Tanzania unveils world-class investment opportunities in agribusiness


Tanzania Business Insight | 12 December 2023

Tanzania unveils world-class investment opportunities in agribusiness

Tanzania is offering more than 60,000 hectares of fertile land to both foreign and domestic companies to invest in large-scale farming and production of livestock.

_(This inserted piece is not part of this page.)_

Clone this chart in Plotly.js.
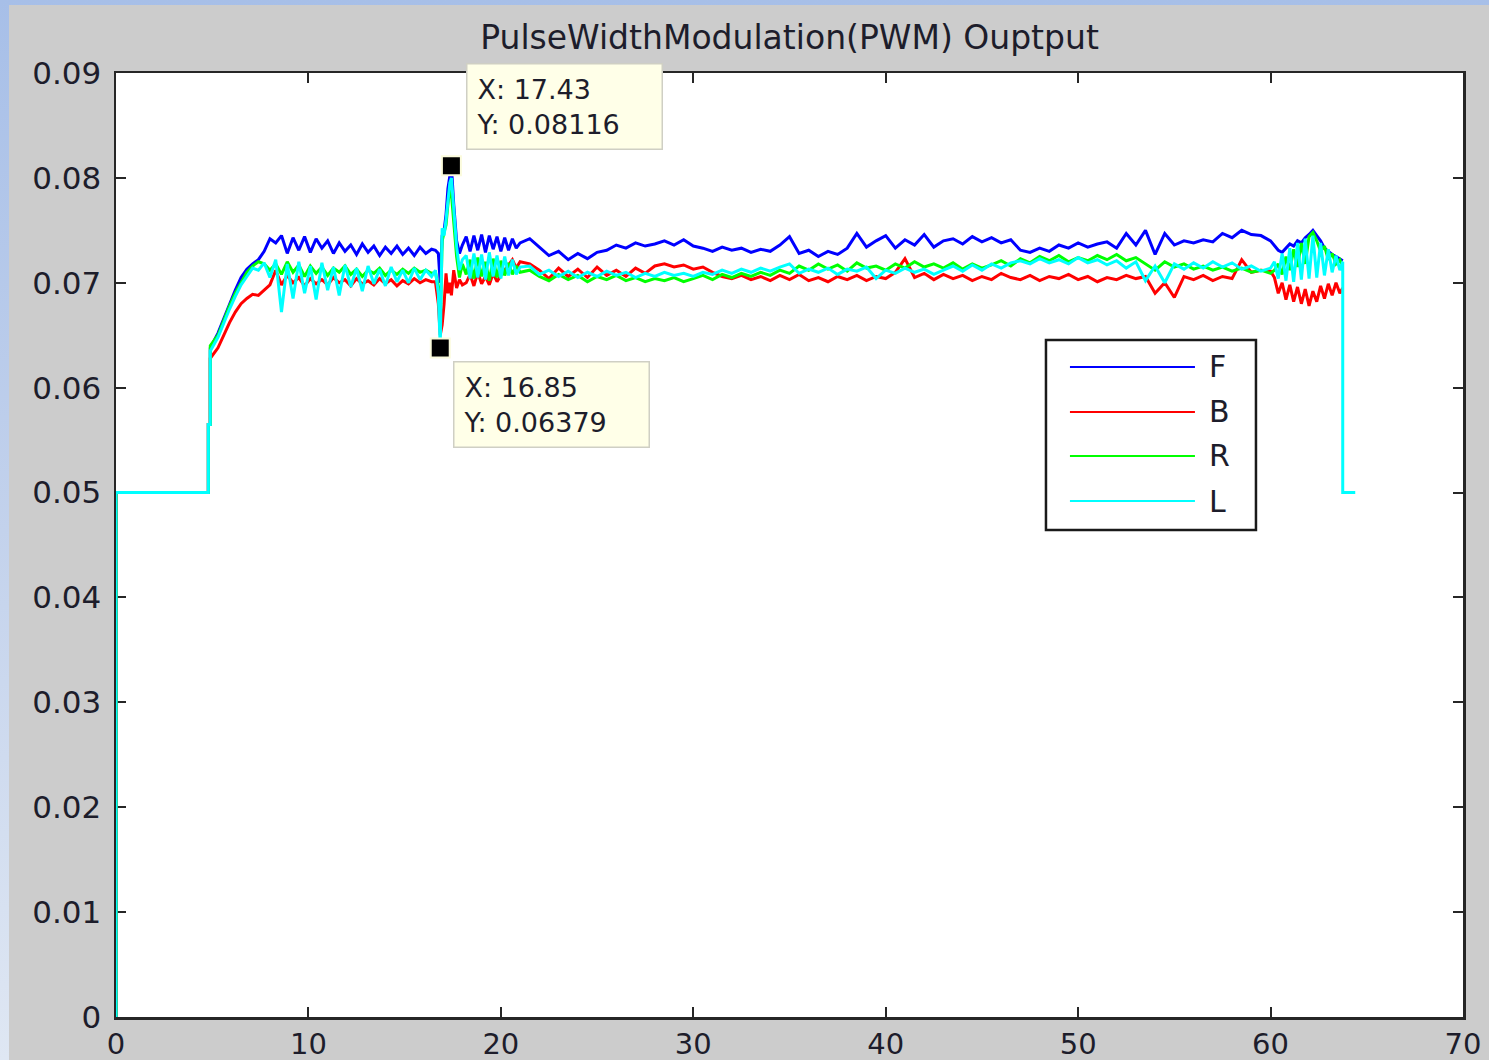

The Executive Director of the Tanzania Investment Centre (TIC), Gilead Teri, said both foreign and domestic investors are invited to participate in the opportunity separately or in joint venture (JV).
Teri said the government will give priority to Tanzanian-owned companies or JVs between foreign and Tanzanian companies.
In a public call for investment proposals issued by TIC, the government said it has allocated some 60,106 hectares of land at Mkulazi area in Morogoro for agribusiness development.
The prime agricultural land, which is alongside the TAZARA railway line and is just 100km away from the Dar es Salaam port, is being offered for investment in large-scale farming for cultivation of crops and modern livestock keeping.
"The soil in Mkulazi is suitable for cultivating a variety of crops, including sugarcane, rice, maize, sorghum and other crops," the TIC said.
The 60,106 hectares of land with virgin soil will be subdivided and subtitled into 10,000-hectare farms.
Four farms (each with the size of 10,000 hectares) will be set aside for the cultivation of a variety of crops depending on the land suitability, while one 10,000-hectare farm is designated for modern, high-tech livestock keeping and processing.
TIC said the remaining 10,103 hectares will be allocated in the future for development of agro-processing zones and agriculture value addition industries.
"Mkulazi is well-positioned to serve the growing local, regional and global demand-supply gap in both the sugar and rice markerts and products of livestock as well as other agricultural commodities," the TIC said.
The proposed commercial farming projects have the potential of reducing imports of key commodities, while boosting exports from Tanzania's agriculture sector.
In a separate call for investment proposals, TIC also offered over 3,200 hectares of land in Kigoma Region for palm oil plantation, palm oil processing and cultivation of other crops.
Tanzania currently imports around 60% of the country's annual edible oil demand, costing the nation an estimated $250 million each year.
According to the World Bank, only 33% of the arable land in Tanzania is cultivated, compared to over 95% for Malawi and Rwanda. 
Similarly, Ghana, Uganda and Ethiopia have used more than 80% of their arable land.
This World Bank data suggests that there is huge, untapped potential for commercial farming in Tanzania.